Sunday, February 13, 2011

Stanbrook Abbey 3: East Hendred continued

In one sense it could be said that the inner workings of an enclosed contemplative order are no business of an outsider, not even a devoted Catholic lay person. But if those workings have a bearing on a place like Stanbrook then I would at least invoke the Catholic Heritage argument as mentioned earlier. Originally I did not set out in 2008 to know the details of what went on at Stanbrook during the last decade. It was only when I found Dame Catherine's piece online a couple of years ago, (written 24th Jan 2008), that I began to feel uneasy about what may have happened there. It may of course have nothing to do with the move decision, but as I said earlier the timing of it all occasioned deep misgivings.
In her New Statesman Faith Column post, Dame Catherine wrote as follows about her life at Stanbrook and what brought it to an end: (Post title "What matters is not the sacrifice but the music: the role of work is central to the Benedictine way of life") She speaks first of a period of adjustment to work in the monastery scullery and the kitchen. She is a Cambridge graduate and was in banking before entering the monastery. Then she goes on:
"Assignment to the printing room* brought with it two great blessings.: I began to work alongside a woman of rare nobility and huge moral stature, Dame Hildelith Cummings, who made me think aboutthe white space on the page, the colour of black, the texture and smell of paper and ink, the moral import of all we do. I also found in my Junior Mistress Dame Gertrude Brown, a wise and generous friend, with whom I could argue to my heart's content about all the questions that bubbled up inside. Both were as one in focusing on the contemplative quest of 'preferring nothing whatever to Christ.'

Then my world fell apart. The next few years were lonely and difficult, made all the more so because I was forced into a position where I could not openly tell all I knew and had to endure a number of false accusations....."

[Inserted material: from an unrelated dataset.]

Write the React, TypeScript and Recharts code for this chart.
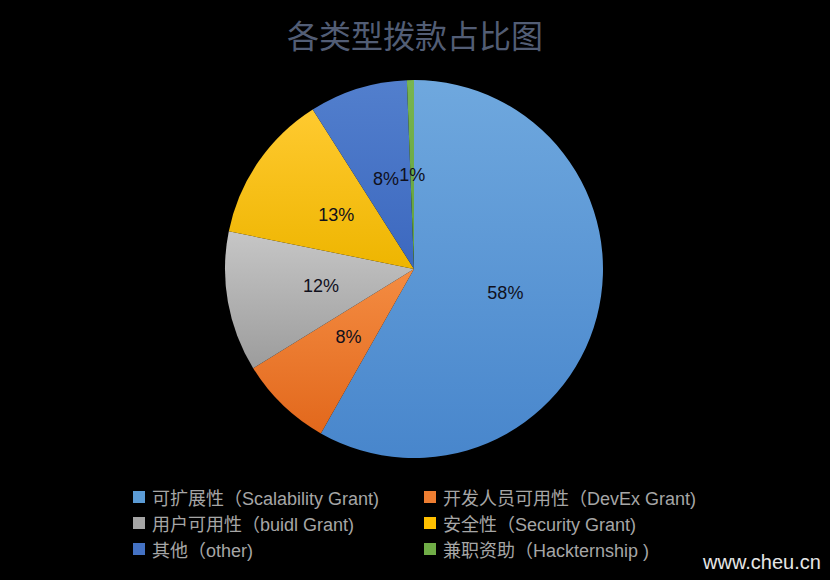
import { PieChart, Pie, Cell, Legend } from "recharts";

const CATEGORIES = [
    "可扩展性（Scalability Grant)",
    "开发人员可用性（DevEx Grant)",
    "用户可用性（buidl Grant)",
    "安全性（Security Grant)",
    "其他（other)",
    "兼职资助（Hackternship )",
];
const SHARES = [58.2, 8.0, 12.0, 12.8, 8.4, 0.6];

// top / bottom shade of each slice (vertical gradient)
const COLORS = [
    ["#6fa8de", "#4886cc"],
    ["#f48c42", "#e2681c"],
    ["#c6c6c6", "#9c9c9c"],
    ["#ffca30", "#eeb500"],
    ["#527fcd", "#3c68bf"],
    ["#78b550", "#62a03c"],
];
const LEGEND_COLORS = ["#5b9bd5", "#ed7d31", "#a5a5a5", "#ffc000", "#4472c4", "#70ad47"];

const data = CATEGORIES.map((name, i) => ({ name, value: SHARES[i] }));

const RADIAN = Math.PI / 180;

const renderLabel = ({ cx, cy, midAngle, outerRadius, percent }: any) => {
    const r = outerRadius * 0.5;
    const x = cx + r * Math.cos(-midAngle * RADIAN);
    const y = cy + r * Math.sin(-midAngle * RADIAN);
    return (
        <text x={x} y={y} textAnchor="middle" dominantBaseline="central"
            fill="#10101c" fontSize={18} fontFamily="'Liberation Sans', Arial, sans-serif">
            {`${Math.round(percent * 100)}%`}
        </text>
    );
};

export default function App() {
    return (
        <div style={{ position: "fixed", left: 0, top: 0, width: 830, height: 580, background: "#000", overflow: "hidden" }}>
            <div style={{
                position: "absolute", left: 0, top: 12, width: 830, textAlign: "center",
                fontSize: 32, color: "#525d75", fontFamily: "'Noto Sans CJK SC', sans-serif", lineHeight: "44px",
            }}>各类型拨款占比图</div>
            <PieChart width={830} height={580} margin={{ top: 0, right: 0, bottom: 0, left: 0 }}>
                <defs>
                    {COLORS.map(([a, b], i) => (
                        <linearGradient key={i} id={`g${i}`} x1="0" y1="0" x2="0" y2="1">
                            <stop offset="0%" stopColor={a} />
                            <stop offset="100%" stopColor={b} />
                        </linearGradient>
                    ))}
                </defs>
                <Pie data={data} dataKey="value" nameKey="name" cx={414} cy={269} outerRadius={189}
                    startAngle={90} endAngle={-270} stroke="none" labelLine={false} label={renderLabel}
                    isAnimationActive={false}>
                    {data.map((_d, i) => <Cell key={i} fill={`url(#g${i})`} />)}
                </Pie>
                <Legend verticalAlign="bottom"
                    wrapperStyle={{ left: 0, top: 487, width: 830 }}
                    content={() => (
                        <div style={{ display: "grid", gridTemplateColumns: "291px 320px", paddingLeft: 133, rowGap: 6 }}>
                            {CATEGORIES.map((c, i) => (
                                <div key={c} style={{ display: "flex", alignItems: "center", height: 20, color: "#a6a6a6", fontSize: 18, fontFamily: "'Liberation Sans', 'Noto Sans CJK SC', sans-serif", whiteSpace: "nowrap" }}>
                                    <span style={{ width: 12, height: 12, background: LEGEND_COLORS[i], marginRight: 7, display: "inline-block", flexShrink: 0 }}></span>
                                    <span>{c}</span>
                                </div>
                            ))}
                        </div>
                    )} />
            </PieChart>
            <div style={{ position: "absolute", left: 703, top: 551, fontSize: 20, color: "#e6e6e6", fontFamily: "'Liberation Sans', Arial, sans-serif" }}>www.cheu.cn</div>
        </div>
    );
}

It shook her faith in the Church and her institutions and she goes on to say how she was saved by the Rule of St Benedict.

There were several sympathetic comments from people who know Dame Catherine and some from a person who criticised her for washing dirty linen in public, a particularly nasty phrase in view of the circumstances. Dame Catherine reacted with dignity and charity, inviting the person (who had written under a pseudonym) to write to her privately.

It was an unfair accusation. Dame C had tried to do the impossible, that is, tell the truth about why she had left Stanbrook without naming the people who had hurt her or giving any details of how they had done it. To my knowledge, apart from this slight lifting of the veil, both Stanbrook and EH have been silent on the issue. Except, I've just remembered that Dame C wrote a short letter to the Times Editor in 2006 stating that she and two others had left because of ' a matter of conscience'. I only discovered this letter online yesterday.

My own feelings in her favour were increased by the fact that Dame Teresa Rodrigues, a senior nun and a famous scholar in her own right among those who know the Benedictine English world, also left Stanbrook and went with Dame CW and Dame Lucy King to EH. To leave S. must have been even worse for her. Dame TR died at the beginning of 2010 aged 79 (RIP) I had correspondence with her in 2004, from EH but did not know the situation then. She put me in touch with Rumer Godden's daughter, who in her turn gave me an unpublished poem by her late mother, 'The Christmas Rose' . May she too rest in peace.

More Stanbrook musings asap, probably Tuesday DV, when I will share more of my own Stanbrook experiences and particularly of Dame Felicitas Corrigan, may she rest in peace. Also need to bring you up to date with what has happened to Dame Joanna Jamieson, the former Abbess.


* The print room: Many of you will know that Stanbrook was famous for its fine printing. It had the oldest printing press in the country. I do hope the Community have taken it with them to Wass.